In Brief
Cantwell, mayor tour portion of North Spokane Corridor
U.S. Sen. Maria Cantwell toured a portion of the North Spokane Corridor project Friday with Mayor David Condon and others.
The tour was intended to help drum up support for federal funding that would pay for the next phase of the freeway project, organizers said. Cantwell, a Democrat from the Seattle suburb of Edmonds, and U.S. Rep. Cathy McMorris Rodgers, a Republican from Spokane, have urged the Transportation Department to choose the Spokane project for an $18.9 million grant that’s expected to be allocated next month.
The grant money would pay for relocating 7.5 miles of railroad tracks and a switch spur near the Freya Street interchange, building two new structures to carry freeway traffic over the tracks and extend a bicycle and pedestrian trail into Hillyard, according to the senator’s office.
It also would bring the corridor project another step closer to its eventual goal of connecting to Interstate 90.
Workshop offers students look at careers in high-demand fields
A two-day workshop, “Explore your Future,” on Tuesday and Wednesday offers Spokane middle and high school students a glimpse at possible careers.
Students can explore construction, manufacturing, health care, aerospace, STEM (science, technology, engineering and mathematics) fields and other high-demand sectors. Students will also have the chance to drive heavy machinery and learn how to take a person’s blood pressure. Postsecondary educators will also be on hand to answer questions.
The event hosted by Greater Spokane Incorporated, Association of General Contractors, Community Colleges of Spokane and Spokane Public Schools runs 8:30 a.m. to 2:15 p.m. each day at Spokane County Fairgrounds, 404 N. Havana St.
For information call (509) 624-1393 or go to www.greaterspokane.org.
Researchers studying how grebes able to walk on water
KLAMATH FALLS, Ore. – A Harvard graduate student has brought a team of researchers to Upper Klamath Lake in Southern Oregon to try to figure out how grebes manage to walk on water.
The mating ritual may have something to do with the phenomenon called rushing, in which the birds race upright across the water by taking five to 20 steps a second.
But little is known about how the bird is able to generate the force to propel itself, researcher Glenna Clifton told the Klamath Falls Herald and News.

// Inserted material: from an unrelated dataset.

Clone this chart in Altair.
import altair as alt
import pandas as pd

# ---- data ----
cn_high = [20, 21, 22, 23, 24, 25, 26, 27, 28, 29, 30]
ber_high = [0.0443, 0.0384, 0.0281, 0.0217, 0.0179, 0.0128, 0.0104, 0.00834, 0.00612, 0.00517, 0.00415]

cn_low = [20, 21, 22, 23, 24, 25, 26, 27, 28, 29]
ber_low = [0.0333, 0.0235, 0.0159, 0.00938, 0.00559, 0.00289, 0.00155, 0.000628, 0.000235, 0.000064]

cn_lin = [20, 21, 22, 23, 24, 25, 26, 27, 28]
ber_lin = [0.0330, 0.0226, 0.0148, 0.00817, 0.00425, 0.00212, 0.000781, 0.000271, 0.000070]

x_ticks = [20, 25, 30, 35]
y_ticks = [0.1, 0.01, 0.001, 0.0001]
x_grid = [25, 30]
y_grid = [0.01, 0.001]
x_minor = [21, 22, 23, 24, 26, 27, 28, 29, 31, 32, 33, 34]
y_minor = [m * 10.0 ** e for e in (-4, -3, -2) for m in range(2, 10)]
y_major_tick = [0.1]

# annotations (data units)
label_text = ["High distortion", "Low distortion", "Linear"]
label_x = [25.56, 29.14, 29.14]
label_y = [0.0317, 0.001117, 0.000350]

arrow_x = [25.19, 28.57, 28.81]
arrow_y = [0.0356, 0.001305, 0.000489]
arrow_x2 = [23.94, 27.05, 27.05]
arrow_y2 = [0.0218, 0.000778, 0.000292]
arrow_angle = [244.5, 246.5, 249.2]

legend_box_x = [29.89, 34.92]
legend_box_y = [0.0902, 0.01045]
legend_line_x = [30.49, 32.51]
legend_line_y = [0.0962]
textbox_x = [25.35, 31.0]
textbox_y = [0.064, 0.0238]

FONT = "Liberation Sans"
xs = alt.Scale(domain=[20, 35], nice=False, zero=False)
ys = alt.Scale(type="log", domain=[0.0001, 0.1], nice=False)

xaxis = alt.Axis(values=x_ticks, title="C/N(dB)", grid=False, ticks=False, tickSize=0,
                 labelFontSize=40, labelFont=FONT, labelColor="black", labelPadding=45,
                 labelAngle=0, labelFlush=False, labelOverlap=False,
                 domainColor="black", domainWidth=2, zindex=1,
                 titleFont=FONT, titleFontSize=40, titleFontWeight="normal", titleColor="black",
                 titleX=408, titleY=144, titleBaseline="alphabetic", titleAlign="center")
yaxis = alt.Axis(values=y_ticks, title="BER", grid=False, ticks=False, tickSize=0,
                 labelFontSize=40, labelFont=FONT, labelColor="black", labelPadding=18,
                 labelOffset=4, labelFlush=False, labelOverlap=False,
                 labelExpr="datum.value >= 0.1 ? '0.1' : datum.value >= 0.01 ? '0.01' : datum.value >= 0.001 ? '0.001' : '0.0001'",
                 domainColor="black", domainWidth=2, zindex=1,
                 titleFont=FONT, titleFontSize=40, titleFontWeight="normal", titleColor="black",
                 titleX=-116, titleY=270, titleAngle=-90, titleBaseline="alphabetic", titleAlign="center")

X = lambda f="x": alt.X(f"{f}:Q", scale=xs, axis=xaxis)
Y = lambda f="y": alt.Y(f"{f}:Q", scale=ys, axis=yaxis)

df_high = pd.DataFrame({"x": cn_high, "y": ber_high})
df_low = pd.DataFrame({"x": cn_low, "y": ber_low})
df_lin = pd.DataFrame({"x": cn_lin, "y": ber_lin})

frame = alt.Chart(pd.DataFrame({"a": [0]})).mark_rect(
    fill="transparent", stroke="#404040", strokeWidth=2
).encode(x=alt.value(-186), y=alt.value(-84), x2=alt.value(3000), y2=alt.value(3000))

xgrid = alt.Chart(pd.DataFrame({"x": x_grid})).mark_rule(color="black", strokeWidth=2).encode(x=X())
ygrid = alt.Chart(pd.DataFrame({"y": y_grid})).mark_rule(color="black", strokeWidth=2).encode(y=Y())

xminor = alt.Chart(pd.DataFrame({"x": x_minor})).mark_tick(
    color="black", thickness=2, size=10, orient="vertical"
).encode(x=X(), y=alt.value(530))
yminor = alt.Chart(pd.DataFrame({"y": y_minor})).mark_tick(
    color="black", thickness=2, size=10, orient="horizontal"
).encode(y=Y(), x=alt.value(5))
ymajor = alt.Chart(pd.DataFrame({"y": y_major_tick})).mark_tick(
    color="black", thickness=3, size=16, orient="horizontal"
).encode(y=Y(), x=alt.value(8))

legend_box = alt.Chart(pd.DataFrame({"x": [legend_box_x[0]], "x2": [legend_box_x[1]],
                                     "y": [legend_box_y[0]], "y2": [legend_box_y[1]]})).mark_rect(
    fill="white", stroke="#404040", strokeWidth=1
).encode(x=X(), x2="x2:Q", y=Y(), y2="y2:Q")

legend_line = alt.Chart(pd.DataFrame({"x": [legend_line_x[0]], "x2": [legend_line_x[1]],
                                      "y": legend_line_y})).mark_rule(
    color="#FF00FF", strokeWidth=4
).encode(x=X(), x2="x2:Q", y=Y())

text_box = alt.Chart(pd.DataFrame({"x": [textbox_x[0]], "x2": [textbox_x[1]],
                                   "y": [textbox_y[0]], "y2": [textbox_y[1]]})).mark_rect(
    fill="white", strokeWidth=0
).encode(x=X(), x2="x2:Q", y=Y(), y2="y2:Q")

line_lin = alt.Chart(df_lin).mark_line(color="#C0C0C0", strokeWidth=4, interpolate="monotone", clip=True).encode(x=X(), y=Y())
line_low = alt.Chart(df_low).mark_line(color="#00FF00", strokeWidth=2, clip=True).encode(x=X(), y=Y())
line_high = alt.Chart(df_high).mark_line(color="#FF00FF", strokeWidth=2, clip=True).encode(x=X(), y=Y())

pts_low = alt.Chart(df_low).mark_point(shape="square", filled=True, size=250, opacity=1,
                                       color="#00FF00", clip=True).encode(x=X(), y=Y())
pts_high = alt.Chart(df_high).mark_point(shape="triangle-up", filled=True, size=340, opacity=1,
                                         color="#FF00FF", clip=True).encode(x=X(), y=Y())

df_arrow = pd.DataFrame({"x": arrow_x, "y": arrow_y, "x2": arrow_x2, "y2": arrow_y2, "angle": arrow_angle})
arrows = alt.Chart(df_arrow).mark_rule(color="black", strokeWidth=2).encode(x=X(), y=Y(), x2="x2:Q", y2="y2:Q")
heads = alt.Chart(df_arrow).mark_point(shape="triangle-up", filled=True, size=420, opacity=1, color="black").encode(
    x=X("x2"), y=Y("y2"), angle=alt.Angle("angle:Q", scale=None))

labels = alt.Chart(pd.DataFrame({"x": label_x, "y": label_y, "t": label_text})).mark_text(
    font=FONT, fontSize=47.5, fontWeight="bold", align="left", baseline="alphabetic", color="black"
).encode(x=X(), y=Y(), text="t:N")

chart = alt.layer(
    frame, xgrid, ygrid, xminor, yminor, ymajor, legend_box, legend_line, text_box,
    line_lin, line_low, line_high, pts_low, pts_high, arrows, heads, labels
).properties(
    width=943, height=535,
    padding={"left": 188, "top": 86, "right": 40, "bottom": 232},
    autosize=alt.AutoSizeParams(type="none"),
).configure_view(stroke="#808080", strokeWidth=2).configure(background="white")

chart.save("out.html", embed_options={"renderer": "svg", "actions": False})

“Part of this work is being able to understand what aerodynamic forces go into this movement,” she said. “This could be used to design robotics that could walk on water.”
The grebe doesn’t use its wings for propulsion, instead lifting and tucking them behind its back. That leaves the entire responsibility of locomotion on the grebe’s feet.
The researchers have been working along the shore near a marina on the lake at Klamath Falls for the past two weeks.
Drowning due to district’s negligence, lawsuit claims
WENATCHEE – A lawsuit has been filed claiming the Wenatchee School District was negligent in its handling of swimming pool practices and holds ultimate responsibility for the drowning of student Antonio Reyes.
Lack of a lifeguard, allowing non-swimmers like Reyes in the pool’s deep end during P.E. class and “failure to have a standardized swimming assessment performed on all students” figure high in the complaint, filed by the Reyes family Friday in Chelan County Superior Court.
Reyes, 14, drowned Nov. 17 “as a direct and proximate result” of the district’s negligence, the lawsuit says. His body was found at the bottom of the Wenatchee High School pool 40 minutes after his P.E. class ended. There were 26 students in the class supervised by one teacher, who’s since been fired over the incident.
The complaint does not specify a dollar amount of damages sought, but it was filed after the school district declined to pay a $15 million civil claim brought last December by Reyes’ parents, Juan Jose and Filomena Reyes, of Wenatchee.
No hearing date in the lawsuit has yet been scheduled.